Thursday, December 20, 2007

Top-Down vs. Bottom-Up in Iraq

Sully points to a hopeful sign of progress in Iraq- ordinary Sunnis and Shia joining in neighborhood patrols to improve security in Iraq. This is indeed a hopeful sign- it is an important example of "bottom-up" changes to the situation in Iraq, which I have argued are the only way the situation will ultimately improve in Iraq.

Money quote:

There are now an estimated 72,000 members in some 300 groups set up in 12 of Iraq's 18 provinces, and the numbers are growing.


While Sully finds this to be good sign, he says that "it cannot substitute for national decisions."

To a certain extent he is right, but he seems to miss that such national decisions cannot happen without the demand for those national decisions from the general population. Peace cannot be forced upon the people simply by political leaders coming to agreements; as I said in my earlier post, if that were the case, Israel and Palestine would have been at peace for the last 10 or 15 years.

Explaining this in a different way: politicians are elected (in democracies) or propped up (in dictatorships and oligarchies) with the support of particular interest groups. If they do not have the support of those interest groups, they will be unable to accomplish much or anything at all, and will eventually find themselves out of power entirely. While the politicians can influence the interest groups and even control the leaders of the interest groups, they have no ability to directly control the thoughts and actions of the interest groups themselves (they can, however, indirectly do this, but only to the extent they have the support of other interest groups like the military, police, and paramilitary capable of using sufficient physical force to control the actions of civilian interest groups).
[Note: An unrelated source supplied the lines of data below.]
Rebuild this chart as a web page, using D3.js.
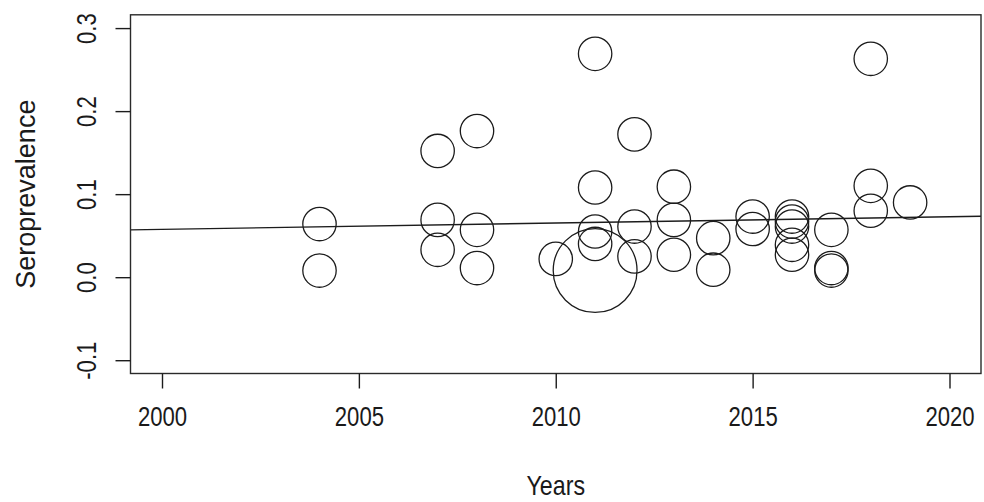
<!DOCTYPE html>
<html>
<head>
<meta charset="utf-8">
<script src="https://cdn.jsdelivr.net/npm/d3@7"></script>
<style>
  html, body { margin: 0; padding: 0; background: #ffffff; }
  svg { display: block; }
  text { font-family: "Liberation Sans", Arial, sans-serif; fill: #1a1a1a; }
</style>
</head>
<body>
<div id="chart"></div>
<script>
// ---- data ----
const years = [2004, 2004, 2007, 2007, 2007, 2008, 2008, 2008, 2010,
  2011, 2011, 2011, 2011, 2011, 2012, 2012, 2012, 2013, 2013, 2013,
  2014, 2014, 2015, 2015, 2016, 2016, 2016, 2016, 2016,
  2017, 2017, 2017, 2018, 2018, 2018, 2019];
const seroprevalence = [0.064, 0.008, 0.152, 0.069, 0.033, 0.176, 0.057, 0.011, 0.022,
  0.269, 0.108, 0.055, 0.040, 0.008, 0.172, 0.061, 0.025, 0.109, 0.069, 0.027,
  0.047, 0.009, 0.073, 0.058, 0.073, 0.067, 0.061, 0.039, 0.027,
  0.057, 0.011, 0.008, 0.263, 0.110, 0.080, 0.090];
const weights = [1, 1, 1, 1, 1, 1, 1, 1, 1,
  1, 1, 1, 1, 6.3, 1, 1, 1, 1, 1, 1,
  1, 1, 1, 1, 1, 1, 1, 1, 1,
  1, 1, 1, 1, 1, 1, 1];
const regIntercept2000 = 0.0576;   // fitted value at year 2000
const regSlope = 0.00076;          // change per year
const xLimits = [2000, 2020];
const yLimits = [-0.1, 0.3];
const xTicks = [2000, 2005, 2010, 2015, 2020];
const yTicks = [-0.1, 0.0, 0.1, 0.2, 0.3];
const xTitle = "Years";
const yTitle = "Seroprevalence";

// ---- layout ----
const W = 984, H = 502;
const plot = { left: 130.5, right: 981, top: 14.8, bottom: 373.5 };
const fs = 27;          // font size
const squeeze = 0.82;   // narrow face
const ink = "#1c1c1c";

const pad = (l) => { const d = (l[1] - l[0]) * 0.04; return [l[0] - d, l[1] + d]; };
const x = d3.scaleLinear().domain(pad(xLimits)).range([plot.left, plot.right]);
const y = d3.scaleLinear().domain(pad(yLimits)).range([plot.bottom, plot.top]);
const r = d3.scaleSqrt().domain([0, 1]).range([0, 16.7]);

const svg = d3.select("#chart").append("svg")
  .attr("width", W).attr("height", H)
  .attr("viewBox", `0 0 ${W} ${H}`);

svg.append("rect").attr("width", W).attr("height", H).attr("fill", "#fff");

svg.append("defs").append("clipPath").attr("id", "clip")
  .append("rect")
  .attr("x", plot.left).attr("y", plot.top)
  .attr("width", plot.right - plot.left).attr("height", plot.bottom - plot.top);

// regression line across the whole plotting region
const xd = x.domain();
const fit = (yr) => regIntercept2000 + regSlope * (yr - 2000);
svg.append("line")
  .attr("clip-path", "url(#clip)")
  .attr("x1", x(xd[0])).attr("y1", y(fit(xd[0])))
  .attr("x2", x(xd[1])).attr("y2", y(fit(xd[1])))
  .attr("stroke", ink).attr("stroke-width", 1.4);

// bubbles
const pts = years.map((yr, i) => ({ yr, v: seroprevalence[i], w: weights[i] }));
svg.append("g").attr("clip-path", "url(#clip)")
  .selectAll("circle").data(pts).join("circle")
  .attr("cx", d => x(d.yr))
  .attr("cy", d => y(d.v))
  .attr("r", d => r(d.w))
  .attr("fill", "none")
  .attr("stroke", ink)
  .attr("stroke-width", 1.3);

// box
svg.append("rect")
  .attr("x", plot.left).attr("y", plot.top)
  .attr("width", plot.right - plot.left).attr("height", plot.bottom - plot.top)
  .attr("fill", "none").attr("stroke", "#2a2a2a").attr("stroke-width", 1.4);

// x axis
const gx = svg.append("g").attr("transform", `translate(0,${plot.bottom})`)
  .call(d3.axisBottom(x).tickValues(xTicks).tickSize(15).tickFormat(d3.format("d")));
gx.select(".domain").remove();
gx.selectAll(".tick line").attr("stroke", ink).attr("stroke-width", 1.4);
gx.selectAll(".tick text")
  .attr("y", null).attr("dy", null)
  .attr("fill", ink)
  .style("font-size", fs + "px")
  .attr("text-anchor", "middle")
  .attr("transform", `translate(0,${416 - plot.bottom + 0.358 * fs}) scale(${squeeze},1)`);

// y axis
const gy = svg.append("g").attr("transform", `translate(${plot.left},0)`)
  .call(d3.axisLeft(y).tickValues(yTicks).tickSize(15).tickFormat(d3.format(".1f")));
gy.select(".domain").remove();
gy.selectAll(".tick line").attr("stroke", ink).attr("stroke-width", 1.4);
gy.selectAll(".tick text")
  .attr("x", 0).attr("dy", null)
  .attr("y", 0.358 * fs)
  .attr("fill", ink)
  .style("font-size", fs + "px")
  .attr("text-anchor", "middle")
  .text(d => d3.format(".1f")(d).replace("\u2212", "-"))
  .attr("transform", `translate(${86 - plot.left},0) rotate(-90) scale(${squeeze},1)`);

// titles
svg.append("text")
  .attr("text-anchor", "middle")
  .attr("fill", ink)
  .style("font-size", fs + "px")
  .attr("y", 0.358 * fs)
  .attr("transform", `translate(${(plot.left + plot.right) / 2},485) scale(0.86,1)`)
  .text(xTitle);

svg.append("text")
  .attr("text-anchor", "middle")
  .attr("fill", ink)
  .style("font-size", fs + "px")
  .attr("y", 0.358 * fs)
  .attr("transform", `translate(25,${(plot.top + plot.bottom) / 2}) rotate(-90)`)
  .text(yTitle);
</script>
</body>
</html>
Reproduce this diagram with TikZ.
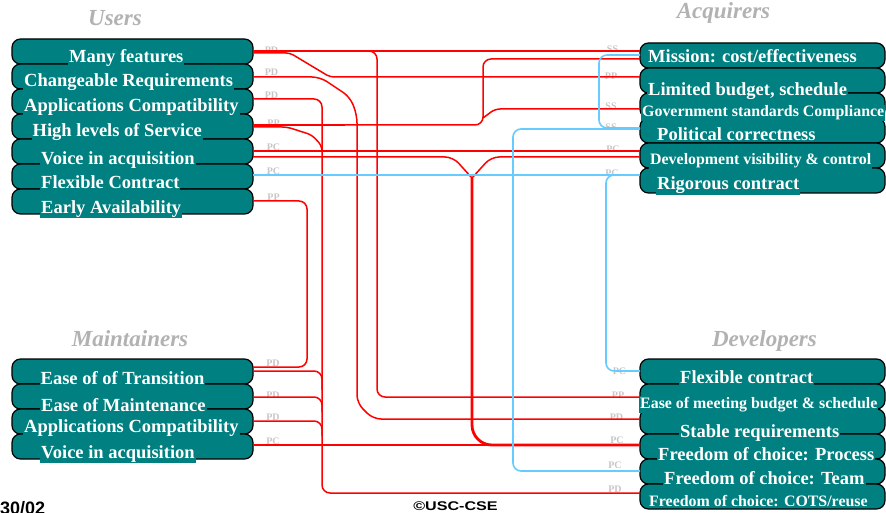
\documentclass[tikz,border=0pt]{standalone}
\usepackage{fontspec}
\setmainfont{Liberation Serif}
\setsansfont{Liberation Sans}
\usetikzlibrary{positioning}
\definecolor{stakeColor}{RGB}{0,128,128}
\definecolor{linkRedColor}{RGB}{255,0,0}
\definecolor{linkDarkColor}{RGB}{190,20,20}
\definecolor{linkBlueColor}{RGB}{102,204,255}
\colorlet{tagColor}{gray!45}
\colorlet{groupColor}{gray!60}

\begin{document}
\begin{tikzpicture}[x=1pt,y=-1pt,
    stakeBox/.style={draw=black, line width=1.2pt, fill=stakeColor, rounded corners=8.5pt,
      minimum height=25pt, inner sep=0, outer sep=0},
    leftBox/.style={stakeBox, minimum width=241pt},
    rightBox/.style={stakeBox, minimum width=245pt},
    stakeText/.style={fill=stakeColor, text=white, inner sep=1pt, anchor=base west,
      font=\fontsize{18.5}{20}\selectfont\bfseries},
    smallText/.style={font=\fontsize{15.9}{17}\selectfont\bfseries},
    relTag/.style={text=tagColor, inner sep=0, font=\fontsize{10}{10}\selectfont\bfseries},
    groupTitle/.style={text=groupColor, inner sep=0, anchor=base,
      font=\fontsize{23}{25}\selectfont\bfseries\itshape},
    linkRed/.style={draw=linkRedColor, line width=1.5pt, rounded corners=8pt},
    linkBlue/.style={draw=linkBlueColor, line width=1.6pt, rounded corners=8pt}
  ]
  \fill[white] (0,0) rectangle (886,513);
  \useasboundingbox (0,0) rectangle (886,513);

  % Users
  \node[leftBox] (u1) at (132.5,51.5) {};
  \node[leftBox, below=0pt of u1] (u2) {};
  \node[leftBox, below=0pt of u2] (u3) {};
  \node[leftBox, below=0pt of u3] (u4) {};
  \node[leftBox, below=0pt of u4] (u5) {};
  \node[leftBox, below=0pt of u5] (u6) {};
  \node[leftBox, below=0pt of u6] (u7) {};
  \node[stakeText] (u1t) at (68,63) {Many features};
  \node[stakeText] (u2t) at (23,86.5) {Changeable Requirements};
  \node[stakeText] (u3t) at (23,112) {Applications Compatibility};
  \node[stakeText] (u4t) at (31.5,137) {High levels of Service};
  \node[stakeText] (u5t) at (40,164.5) {Voice in acquisition};
  \node[stakeText] (u6t) at (40,189) {Flexible Contract};
  \node[stakeText] (u7t) at (40,213.5) {Early Availability};

  % Acquirers
  \node[rightBox] (a1) at (762.5,55.5) {};
  \node[rightBox, below=0pt of a1] (a2) {};
  \node[rightBox, below=0pt of a2] (a3) {};
  \node[rightBox, below=0pt of a3] (a4) {};
  \node[rightBox, below=0pt of a4] (a5) {};
  \node[rightBox, below=0pt of a5] (a6) {};
  \node[stakeText] (a1t) at (647,63) {Mission: cost/effectiveness};
  \node[stakeText] (a2t) at (647,95.5) {Limited budget, schedule};
  \node[stakeText, smallText] (a3t) at (641,117) {Government standards Compliance};
  \node[stakeText] (a4t) at (656,140.5) {Political correctness};
  \node[stakeText, smallText] (a5t) at (649,164.5) {Development visibility \& control};
  \node[stakeText] (a6t) at (656,189.5) {Rigorous contract};

  % Maintainers
  \node[leftBox] (m1) at (132.5,371.5) {};
  \node[leftBox, below=0pt of m1] (m2) {};
  \node[leftBox, below=0pt of m2] (m3) {};
  \node[leftBox, below=0pt of m3] (m4) {};
  \node[stakeText] (m1t) at (39.5,384.5) {Ease of of Transition};
  \node[stakeText] (m2t) at (40,411) {Ease of Maintenance};
  \node[stakeText] (m3t) at (23,432) {Applications Compatibility};
  \node[stakeText] (m4t) at (40,458.5) {Voice in acquisition};

  % Developers
  \node[rightBox] (d1) at (762.5,371.5) {};
  \node[rightBox, below=0pt of d1] (d2) {};
  \node[rightBox, below=0pt of d2] (d3) {};
  \node[rightBox, below=0pt of d3] (d4) {};
  \node[rightBox, below=0pt of d4] (d5) {};
  \node[rightBox, below=0pt of d5] (d6) {};
  \node[stakeText] (d1t) at (679,383.5) {Flexible contract};
  \node[stakeText, smallText] (d2t) at (639,408.5) {Ease of meeting budget \& schedule};
  \node[stakeText] (d3t) at (679,437) {Stable requirements};
  \node[stakeText] (d4t) at (657,460.5) {Freedom of choice: Process};
  \node[stakeText] (d5t) at (663,484.5) {Freedom of choice: Team};
  \node[stakeText, smallText] (d6t) at (648,506.5) {Freedom of choice: COTS/reuse};

  % group titles
  \node[groupTitle] (users) at (115,26) {Users};
  \node[groupTitle] (acquirers) at (723.5,18.3) {Acquirers};
  \node[groupTitle] (maintainers) at (130,346.7) {Maintainers};
  \node[groupTitle] (developers) at (764.5,346.7) {Developers};

  % relation tags
  \node[relTag] (tu1) at (271.5,50) {PD};
  \node[relTag] (tu2) at (271.5,72) {PD};
  \node[relTag] (tu3) at (271.5,95.5) {PD};
  \node[relTag] (tu4) at (273.5,123.5) {PP};
  \node[relTag] (tu5) at (273.5,147) {PC};
  \node[relTag] (tu6) at (273.5,171.5) {PC};
  \node[relTag] (tu7) at (273.5,197) {PP};
  \node[relTag] (ta1) at (612.5,49.3) {SS};
  \node[relTag] (ta2) at (611,76) {PP};
  \node[relTag] (ta3) at (611,106) {SS};
  \node[relTag] (ta4) at (611,127.3) {SS};
  \node[relTag] (ta5) at (613,149) {PC};
  \node[relTag] (ta6) at (612,173.3) {PC};
  \node[relTag] (tm1) at (273,363.3) {PD};
  \node[relTag] (tm2) at (273,395) {PD};
  \node[relTag] (tm3) at (273,417.3) {PD};
  \node[relTag] (tm4) at (273,441.7) {PC};
  \node[relTag] (td1) at (619.5,371.7) {PC};
  \node[relTag] (td2) at (618,395) {PP};
  \node[relTag] (td3) at (616.5,417.5) {PD};
  \node[relTag] (td4) at (617,440.7) {PC};
  \node[relTag] (td5) at (615,465.7) {PC};
  \node[relTag] (td6) at (615,489) {PD};

  % red connectors
  \draw[linkRed] ([yshift=0.5pt]u1.east) -- ([yshift=4.5pt]a1.west);
  \draw[linkRed] ([yshift=0.5pt]u1.east) -| (377,397) -- ([yshift=-0.5pt]d2.west);
  \draw[linkRed, rounded corners=4pt] ([yshift=-1.5pt]u1.east) -- (290,53) -- (330,77) -- ([yshift=3.5pt]a2.west);
  \draw[linkRed] ([yshift=-0.5pt]u2.east) -- (320,77) -- (350,97) -- (357,115) -- (357,403) -- (373,419) -- ([yshift=2.5pt]d3.west);
  \draw[linkRed] ([yshift=2.5pt]u3.east) -| (322,493) -- ([yshift=3.5pt]d6.west);
  \draw[linkRed, rounded corners=5pt] ([yshift=-0.5pt]u4.east) -- (287,127) -- (312,135) -- (322,146) -- (322,152);
  \draw[line width=2.6pt, draw=linkDarkColor] ([yshift=1.5pt]u4.east) -- ++(92,0) coordinate (hlsEnd);
  \coordinate (govFork) at (483,118);
  \draw[linkRed] ([yshift=1.5pt]u4.east) -| (483,59) -- ([yshift=-3.5pt]a1.west);
  \draw[linkRed, rounded corners=5pt] (govFork) -- (495,109) -- ([yshift=-3.5pt]a3.west);
  \draw[linkRed] ([yshift=0.5pt]u5.east) -- ([yshift=4.5pt]a5.west);
  \coordinate (yMerge) at (472,178);
  \draw[linkRed] ([yshift=-5.5pt]u5.east) -- (453,157) -- (yMerge);
  \draw[linkRed] ([yshift=-1.5pt]a5.west) -- (491,157) -- (yMerge);
  \draw[linkRed, line width=2.8pt, rounded corners=20pt] (yMerge) |- ([yshift=1.5pt]d4.west);
  \draw[linkRed] ([yshift=1.5pt]m4.east) -- ([yshift=1.5pt]d4.west);
  \draw[linkRed] ([yshift=0.5pt]u7.east) -| (307,367) -- ([yshift=4.5pt]m1.east);
  \draw[linkRed] ([yshift=0.5pt]m1.east) -| (322,390);
  \draw[linkRed] ([yshift=-0.5pt]m2.east) -| (322,412);
  \draw[linkRed] ([yshift=0.5pt]m3.east) -| (322,436);

  % blue connectors
  \draw[linkBlue] ([yshift=1.5pt]u6.east) -- ([yshift=5.5pt]a6.west);
  \draw[linkBlue] ([yshift=5.5pt]a6.west) -| (606,371) -- ([yshift=0.5pt]d1.west);
  \draw[linkBlue] ([yshift=1.5pt]a4.west) -| (513,471) -- ([yshift=0.5pt]d5.west);
  \draw[linkBlue] ([yshift=0.5pt]a1.west) -| (599,128) -- ([yshift=2.5pt]a4.west);

  % footer
  \node[anchor=base west, inner sep=0, font=\fontsize{18}{18}\selectfont\sffamily\bfseries] (date) at (0,514) {30/02};
  \node[anchor=base, inner sep=0, font=\fontsize{12.6}{13}\selectfont\sffamily\bfseries] (copy) at (455.5,510) {\scalebox{1.28}[1]{©USC-CSE}};
\end{tikzpicture}
\end{document}
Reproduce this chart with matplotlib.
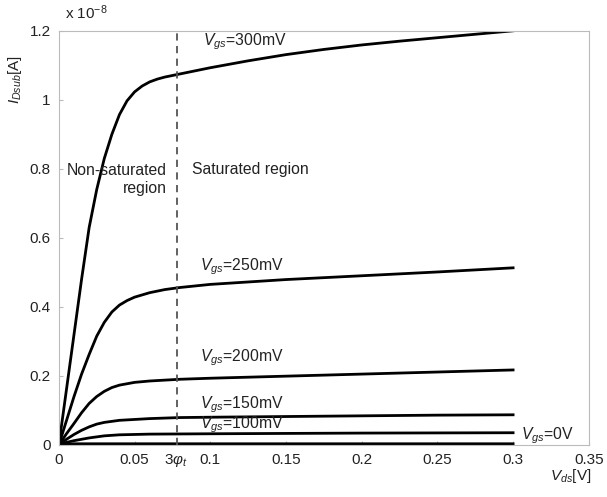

If the interest groups who support the politicians decide they want a push for national reconciliation, then the politicians will make an earnest effort towards national reconciliation (to do otherwise would mean an end to their power)- but this effort will be partly unnecessary, since the people committing the violence will have already decided to reconcile. Effective (as opposed to ineffective) political reconciliation is thus more of a trailing indicator than it is a cause of inter-group reconciliation.

Peace in Iraq will be a long process, and the indispensable Omar's metaphor of "eating an elephant" is entirely appropriate. Importantly, Omar suggests that a loss of support for radicals like al-Sadr and the Association of Muslim Scholars amongst their own groups has defanged them such that they can now be dealt with head-on. In other words, the interest groups that had propped up al-Sadr and the AMS have turned against them (and are now apparently involved in conducting neighborhood patrols with members of other groups), along the government to go after them with relative impunity as well.

Iraq still has a long, long way to go, and to a certain extent I still think a rapid withdrawal is necessary (for other reasons). But there's no denying that things have improved in recent months; I think they would have improved more if the "surge" was more meaningful, but there's also no denying that Gen. Petraeus understands the principles of "bottom-up reconciliation" more than anyone else previously in his position or similarly important positions. He deserves a ton of credit for changing our strategy in Iraq.